The presence of these problems does not necessarily mean that companies should not use aptitude tests. In the case of large companies which have to handle a huge pool of applicants, it is inevitable to narrow down the pool somewhat through paper-screening. For companies, the important thing to do is to develop their own standards for evaluating applicants instead of only using ready-made indicators prepared by vendors. By doing that, companies can clarify the kind of skills and qualities they need from workers. In many cases, a company needs various types of leaders and high achievers. Therefore, companies should design multiple measures based on aptitude test results and other information on the application forms suited to identifying appropriate applicants and invite applicants who have scored high on some of those indicators to interviews. In that way, companies can avoid, to a certain degree, excessive competition for the same small pool of applicants.

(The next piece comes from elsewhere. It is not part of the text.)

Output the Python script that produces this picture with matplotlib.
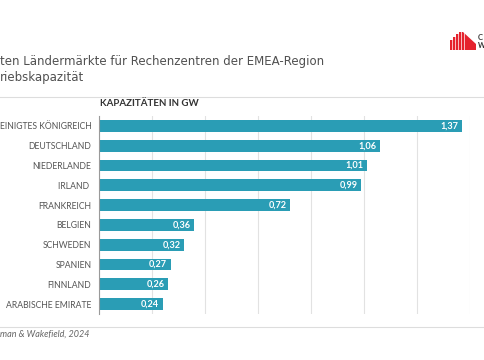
import matplotlib
matplotlib.use("Agg")
import matplotlib.pyplot as plt
from matplotlib.patches import Polygon

categories = ["EINIGTES KÖNIGREICH", "DEUTSCHLAND", "NIEDERLANDE", "IRLAND ",
              "FRANKREICH", "BELGIEN", "SCHWEDEN", "SPANIEN", "FINNLAND",
              "ARABISCHE EMIRATE"]
values = [1.37, 1.06, 1.01, 0.99, 0.72, 0.36, 0.32, 0.27, 0.26, 0.24]
x_ticks = [0, 0.2, 0.4, 0.6, 0.8, 1.0, 1.2, 1.4]

title_l1 = "ten Ländermärkte für Rechenzentren der EMEA-Region"
title_l2 = "riebskapazität"
chart_title = "KAPAZITÄTEN IN GW"
source = "man & Wakefield, 2024"

plt.rcParams['font.family'] = ['Lato', 'DejaVu Sans']

W, H = 485, 360
fig = plt.figure(figsize=(W / 100, H / 100), dpi=100)

def fx(px):
    return px / W

def fy(py):
    return 1 - py / H

BAR = "#2a9db5"
ax = fig.add_axes([fx(99), fy(314), fx(470) - fx(99), (314 - 116) / H])
y = list(range(len(categories)))
ax.barh(y, values, height=0.6, color=BAR, zorder=3)
ax.set_ylim(len(categories) - 0.5, -0.5)
ax.set_xlim(0, 1.4)
ax.set_xticks(x_ticks)
ax.set_xticklabels([])
ax.tick_params(axis='x', length=0)
ax.grid(axis='x', color="#e2e2e2", linewidth=0.8, zorder=0)
ax.set_yticks(y)
ax.set_yticklabels(categories, fontsize=6.2, color="#555555")
ax.tick_params(axis='y', length=0, pad=5.5)
for s in ["top", "right", "bottom"]:
    ax.spines[s].set_visible(False)
ax.spines["left"].set_color("#9a9a9a")
ax.spines["left"].set_linewidth(0.8)
ax.spines["left"].set_zorder(4)

for yi, v in zip(y, values):
    ax.annotate(f"{v:.2f}".replace(".", ","), xy=(v, yi), xytext=(-2.5, 0),
                textcoords="offset points", ha="right", va="center",
                color="white", fontsize=6.6, fontweight="bold", zorder=5)

# separators
for py in (97, 327):
    fig.add_artist(plt.Line2D([0, 1], [fy(py), fy(py)], color="#dddddd", linewidth=0.8))

fig.text(fx(0), fy(61), title_l1, fontsize=8.5, color="#505050", ha="left", va="center",
         family=["DejaVu Sans"])
fig.text(fx(0), fy(77), title_l2, fontsize=8.5, color="#505050", ha="left", va="center",
         family=["DejaVu Sans"])
fig.text(fx(100), fy(104), chart_title, fontsize=7, fontweight="bold", color="#333333",
         ha="left", va="center")
fig.text(fx(0), fy(334), source, fontsize=6.5, style="italic", color="#666666",
         ha="left", va="center")

# logo
pts = [(450, 50), (450, 40), (453, 40), (453, 37), (456, 37), (456, 34), (459, 34),
       (459, 32), (463, 32), (476, 44), (476, 50)]
fig.add_artist(Polygon([(fx(a), fy(b)) for a, b in pts], closed=True,
                       transform=fig.transFigure, color="#e5232e", lw=0))
for lx in (451.6, 454.6, 457.6, 460.6, 463.6):
    fig.add_artist(plt.Line2D([fx(lx), fx(lx)], [fy(50), fy(31)], color="white", linewidth=0.5))
fig.text(fx(478), fy(38), "C", fontsize=5.5, fontweight="bold", color="#333333", va="center")
fig.text(fx(477.5), fy(45), "W", fontsize=5.2, fontweight="bold", color="#333333", va="center")

fig.savefig("out.png", dpi=100)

As has been made clear above, many companies appear to be adopting flawed recruiting methods while complaining about a shortage of workers. Companies that select applicants with suitable qualities through an appropriate process and which spare no effort in communicating their own strong points will be able to meet their human resource needs. It is essential to take necessary steps, including ensuring that the hiring policy is understood and followed by the recruiting team, making selection based on a team approach and through structured questions, and developing unique measures for initial screening based on aptitude tests and other information on the application form. Companies should also make efforts to utilize AI in order to make paper screening more effective.